**Material provided:**
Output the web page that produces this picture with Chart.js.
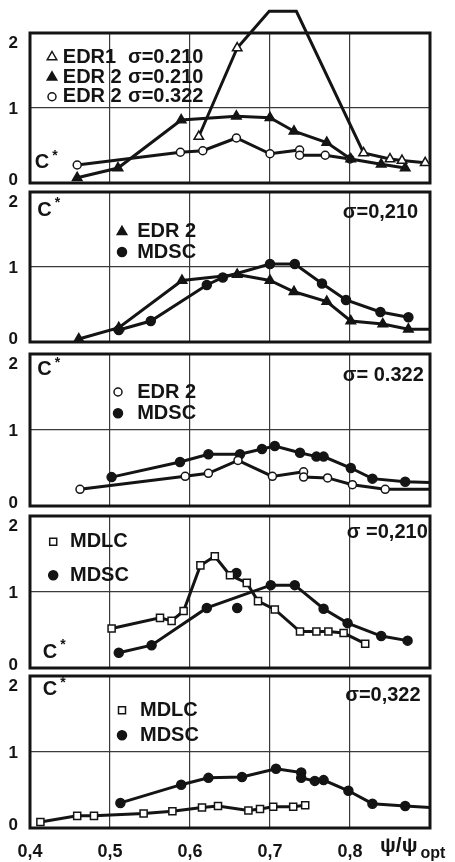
<!DOCTYPE html>
<html>
<head>
<meta charset="utf-8">
<script src="https://cdn.jsdelivr.net/npm/chart.js@4.4.1/dist/chart.umd.min.js"></script>
<style>
    html, body { margin: 0; padding: 0; background: #fff; }
    #wrap { position: relative; width: 455px; height: 862px; overflow: hidden; }
    #wrap canvas { position: absolute; left: 0; }
</style>
</head>
<body>
<div id="wrap"></div>
<script>
// Ejes
const xTickLabels = ['0,4', '0,5', '0,6', '0,7', '0,8', ''];
const yTickLabels = ['0', '1', '2'];

// Panel 1 : EDR1 / EDR2
const p1Edr1 = [[0.611, 0.62], [0.659, 1.80], [0.699, 2.29], [0.733, 2.29], [0.817, 0.40], [0.850, 0.32], [0.865, 0.30], [0.894, 0.27]];
const p1Edr2a = [[0.459, 0.07], [0.510, 0.20], [0.589, 0.84], [0.658, 0.89], [0.700, 0.87], [0.730, 0.69], [0.771, 0.54], [0.801, 0.32], [0.839, 0.25], [0.869, 0.20]];
const p1Edr2b = [[0.459, 0.24], [0.588, 0.41], [0.616, 0.43], [0.658, 0.60], [0.700, 0.39], [0.737, 0.44], [0.737, 0.37], [0.769, 0.37], [0.800, 0.32]];

// Panel 2 : sigma 0.210
const p2Edr2 = [[0.461, 0.04], [0.511, 0.19], [0.590, 0.82], [0.659, 0.90], [0.700, 0.82], [0.730, 0.67], [0.771, 0.54], [0.801, 0.28], [0.841, 0.24], [0.873, 0.17], [0.900, 0.17]];
const p2Mdsc = [[0.511, 0.16], [0.551, 0.28], [0.621, 0.76], [0.641, 0.86], [0.700, 1.04], [0.731, 1.04], [0.765, 0.78], [0.795, 0.56], [0.838, 0.40], [0.873, 0.33]];

// Panel 3 : sigma 0.322
const p3Edr2 = [[0.4625, 0.22], [0.594, 0.39], [0.623, 0.43], [0.660, 0.60], [0.703, 0.39], [0.742, 0.45], [0.742, 0.38], [0.772, 0.37], [0.803, 0.28], [0.844, 0.22], [0.900, 0.22]];
const p3Mdsc = [[0.502, 0.38], [0.5875, 0.58], [0.623, 0.68], [0.6625, 0.68], [0.690, 0.75], [0.706, 0.79], [0.7375, 0.70], [0.758, 0.65], [0.767, 0.65], [0.801, 0.50], [0.828, 0.36], [0.869, 0.32], [0.900, 0.31]];

// Panel 4 : MDLC / MDSC sigma 0.210
const p4Mdlc = [[0.502, 0.52], [0.5625, 0.66], [0.577, 0.62], [0.592, 0.75], [0.613, 1.35], [0.631, 1.47], [0.650, 1.22], [0.671, 1.12], [0.685, 0.88], [0.706, 0.77], [0.7375, 0.48], [0.758, 0.48], [0.773, 0.48], [0.792, 0.46], [0.819, 0.32]];
const p4Mdsc = [[0.511, 0.20], [0.552, 0.30], [0.621, 0.79], [0.701, 1.09], [0.731, 1.09], [0.767, 0.78], [0.797, 0.59], [0.839, 0.42], [0.872, 0.36]];
const p4MdscSolo = [[0.658, 1.25], [0.659, 0.79]];

// Panel 5 : MDLC / MDSC sigma 0.322
const p5Mdlc = [[0.413, 0.08], [0.459, 0.16], [0.480, 0.16], [0.542, 0.19], [0.578, 0.22], [0.615, 0.27], [0.635, 0.29], [0.673, 0.23], [0.6875, 0.25], [0.704, 0.28], [0.729, 0.28], [0.744, 0.30]];
const p5Mdsc = [[0.513, 0.33], [0.589, 0.57], [0.623, 0.66], [0.665, 0.67], [0.7075, 0.78], [0.739, 0.73], [0.739, 0.66], [0.756, 0.62], [0.767, 0.63], [0.798, 0.49], [0.828, 0.32], [0.869, 0.29], [0.900, 0.27]];

const FONT = '"Liberation Sans", Arial, sans-serif';
const INK = '#141414';
// desplazamiento vertical de las etiquetas 0 / 1 / 2 (el "2" va debajo del marco)
const Y_LABEL_SHIFT = [-3, 1, 10];

// Estilo de marcador por tipo
const MARKERS = {
    triOpen:  { pointStyle: 'triangle', fill: '#fff', radius: 5.5 },
    triFill:  { pointStyle: 'triangle', fill: INK,    radius: 5.5 },
    circOpen: { pointStyle: 'circle',   fill: '#fff', radius: 4 },
    circFill: { pointStyle: 'circle',   fill: INK,    radius: 4.5 },
    sqOpen:   { pointStyle: 'rect',     fill: '#fff', radius: 5 }
};

const makeSet = (points, kind, extra = {}) => {
    const m = MARKERS[kind];
    return Object.assign({
        data: points.map(([x, y]) => ({ x, y })),
        showLine: true,
        borderColor: INK,
        borderWidth: 3,
        pointStyle: m.pointStyle,
        pointBackgroundColor: m.fill,
        pointBorderColor: INK,
        pointBorderWidth: 1.5,
        // el punto en el borde derecho solo continua la linea
        pointRadius: (c) => (c.raw && c.raw.x >= 0.9 ? 0 : m.radius)
    }, extra);
};

const drawMarker = (ctx, kind, x, y) => {
    const m = MARKERS[kind];
    ctx.save();
    ctx.lineWidth = 1.5;
    ctx.strokeStyle = INK;
    ctx.fillStyle = m.fill;
    ctx.beginPath();
    if (m.pointStyle === 'triangle') {
        const r = m.radius;
        ctx.moveTo(x, y - r);
        ctx.lineTo(x + r * 0.866, y + r * 0.5);
        ctx.lineTo(x - r * 0.866, y + r * 0.5);
        ctx.closePath();
    } else if (m.pointStyle === 'circle') {
        ctx.arc(x, y, m.radius, 0, Math.PI * 2);
    } else {
        ctx.rect(x - 3.5, y - 3.5, 7, 7);
    }
    ctx.fill();
    ctx.stroke();
    ctx.restore();
};

// Marco del panel, etiquetas del eje y, leyendas y textos
const decor = {
    id: 'decor',
    beforeDatasetsDraw(chart) {
        const { ctx, chartArea: a } = chart;
        ctx.save();
        ctx.lineWidth = 3;
        ctx.strokeStyle = INK;
        ctx.strokeRect(a.left, a.top, a.right - a.left, a.bottom - a.top);
        ctx.restore();
    },
    afterDatasetsDraw(chart, args, opts) {
        const { ctx, chartArea: a } = chart;
        const sx = chart.scales.x, sy = chart.scales.y;

        ctx.save();
        ctx.font = `bold 17px ${FONT}`;
        ctx.fillStyle = INK;
        ctx.textAlign = 'right';
        ctx.textBaseline = 'middle';
        sy.ticks.forEach((t, i) => {
            ctx.fillText(yTickLabels[i], a.left - 12, sy.getPixelForValue(t.value) + Y_LABEL_SHIFT[i]);
        });
        ctx.restore();

        (opts.notes || []).forEach(n => {
            const px = sx.getPixelForValue(n.x);
            const py = sy.getPixelForValue(n.y);
            if (n.marker) {
                drawMarker(ctx, n.marker, px, py);
                return;
            }
            ctx.save();
            ctx.font = `bold ${n.size || 20}px ${FONT}`;
            ctx.fillStyle = INK;
            ctx.textBaseline = 'middle';
            ctx.textAlign = 'left';
            ctx.fillText(n.t, px, py);
            if (n.sup) {
                const w = ctx.measureText(n.t).width;
                ctx.font = `bold 14px ${FONT}`;
                ctx.fillText(n.sup, px + w + 3, py - 7);
            }
            ctx.restore();
        });
        if (opts.axisTitle) {
            ctx.save();
            ctx.fillStyle = INK;
            ctx.textBaseline = 'middle';
            ctx.font = `bold 21px ${FONT}`;
            ctx.fillText('ψ/ψ', a.right - 50, a.bottom + 18);
            const w = ctx.measureText('ψ/ψ').width;
            ctx.font = `bold 16px ${FONT}`;
            ctx.fillText('opt', a.right - 50 + w + 3, a.bottom + 26);
            ctx.restore();
        }
    }
};

const panels = [
    {
        top: 0, height: 207, padTop: 33, padBottom: 24,
        datasets: [
            makeSet(p1Edr1, 'triOpen', { clip: false }),
            makeSet(p1Edr2a, 'triFill'),
            makeSet(p1Edr2b, 'circOpen')
        ],
        notes: [
            { marker: 'triOpen', x: 0.4275, y: 1.68 }, { t: 'EDR1', x: 0.441, y: 1.68 }, { t: 'σ=0.210', x: 0.5225, y: 1.68 },
            { marker: 'triFill', x: 0.4275, y: 1.41 }, { t: 'EDR 2', x: 0.441, y: 1.41 }, { t: 'σ=0.210', x: 0.5225, y: 1.41 },
            { marker: 'circOpen', x: 0.4275, y: 1.15 }, { t: 'EDR 2', x: 0.441, y: 1.15 }, { t: 'σ=0.322', x: 0.5225, y: 1.15 },
            { t: 'C', sup: '*', x: 0.406, y: 0.27 }
        ]
    },
    {
        top: 168, height: 198, padTop: 24, padBottom: 24,
        datasets: [
            makeSet(p2Edr2, 'triFill'),
            makeSet(p2Mdsc, 'circFill')
        ],
        notes: [
            { t: 'C', sup: '*', x: 0.409, y: 1.76 },
            { t: 'σ=0,210', x: 0.791, y: 1.73 },
            { marker: 'triFill', x: 0.515, y: 1.47 }, { t: 'EDR 2', x: 0.534, y: 1.47 },
            { marker: 'circFill', x: 0.515, y: 1.20 }, { t: 'MDSC', x: 0.534, y: 1.20 }
        ]
    },
    {
        top: 330, height: 200, padTop: 24, padBottom: 24,
        datasets: [
            makeSet(p3Edr2, 'circOpen'),
            makeSet(p3Mdsc, 'circFill')
        ],
        notes: [
            { t: 'C', sup: '*', x: 0.409, y: 1.79 },
            { t: 'σ= 0.322', x: 0.791, y: 1.72 },
            { marker: 'circOpen', x: 0.51, y: 1.50 }, { t: 'EDR 2', x: 0.534, y: 1.50 },
            { marker: 'circFill', x: 0.51, y: 1.22 }, { t: 'MDSC', x: 0.534, y: 1.22 }
        ]
    },
    {
        top: 492, height: 200, padTop: 24, padBottom: 24,
        datasets: [
            makeSet(p4Mdlc, 'sqOpen'),
            makeSet(p4Mdsc, 'circFill'),
            makeSet(p4MdscSolo, 'circFill', { showLine: false })
        ],
        notes: [
            { t: 'σ =0,210', x: 0.796, y: 1.78 },
            { marker: 'sqOpen', x: 0.429, y: 1.66 }, { t: 'MDLC', x: 0.45, y: 1.66 },
            { marker: 'circFill', x: 0.429, y: 1.22 }, { t: 'MDSC', x: 0.45, y: 1.22 },
            { t: 'C', sup: '*', x: 0.416, y: 0.21 }
        ]
    },
    {
        top: 652, height: 210, padTop: 24, padBottom: 0, showX: true,
        datasets: [
            makeSet(p5Mdlc, 'sqOpen'),
            makeSet(p5Mdsc, 'circFill')
        ],
        notes: [
            { t: 'C', sup: '*', x: 0.416, y: 1.82 },
            { t: 'σ=0,322', x: 0.794, y: 1.75 },
            { marker: 'sqOpen', x: 0.515, y: 1.55 }, { t: 'MDLC', x: 0.5375, y: 1.55 },
            { marker: 'circFill', x: 0.515, y: 1.22 }, { t: 'MDSC', x: 0.5375, y: 1.22 }
        ]
    }
];

const wrap = document.getElementById('wrap');

panels.forEach((p) => {
    const canvas = document.createElement('canvas');
    canvas.width = 455;
    canvas.height = p.height;
    canvas.style.top = p.top + 'px';
    wrap.appendChild(canvas);

    new Chart(canvas, {
        type: 'scatter',
        data: { datasets: p.datasets },
        options: {
            responsive: false,
            animation: false,
            layout: { padding: { top: p.padTop, bottom: p.padBottom, left: 0, right: 25 } },
            plugins: {
                legend: { display: false },
                tooltip: { enabled: false },
                decor: { notes: p.notes, axisTitle: !!p.showX }
            },
            scales: {
                x: {
                    type: 'linear',
                    min: 0.4,
                    max: 0.9,
                    afterFit: (s) => { s.height = p.showX ? 34 : 0; },
                    border: { display: false },
                    grid: { color: '#3a3a3a', lineWidth: 1.2, drawTicks: false },
                    ticks: {
                        display: !!p.showX,
                        stepSize: 0.1,
                        padding: 13,
                        color: INK,
                        font: { family: FONT, size: 18, weight: 'bold' },
                        callback: (v, i) => xTickLabels[i]
                    }
                },
                y: {
                    min: 0,
                    max: 2,
                    afterFit: (s) => { s.width = 30; },
                    border: { display: false },
                    grid: { color: '#3a3a3a', lineWidth: 1.2, drawTicks: false },
                    ticks: { display: false, stepSize: 1 }
                }
            }
        },
        plugins: [decor]
    });
});
</script>
</body>
</html>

**Exercise details:** Write out exactly the opening lines of the data, stopping after the line that holds "const yTickLabels = ['0', '1', '2'];". Exclude pictures.

**The result:**
Output the web page that produces this picture with Chart.js.
<!DOCTYPE html>
<html>
<head>
<meta charset="utf-8">
<script src="https://cdn.jsdelivr.net/npm/chart.js@4.4.1/dist/chart.umd.min.js"></script>
<style>
    html, body { margin: 0; padding: 0; background: #fff; }
    #wrap { position: relative; width: 455px; height: 862px; overflow: hidden; }
    #wrap canvas { position: absolute; left: 0; }
</style>
</head>
<body>
<div id="wrap"></div>
<script>
// Ejes
const xTickLabels = ['0,4', '0,5', '0,6', '0,7', '0,8', ''];
const yTickLabels = ['0', '1', '2'];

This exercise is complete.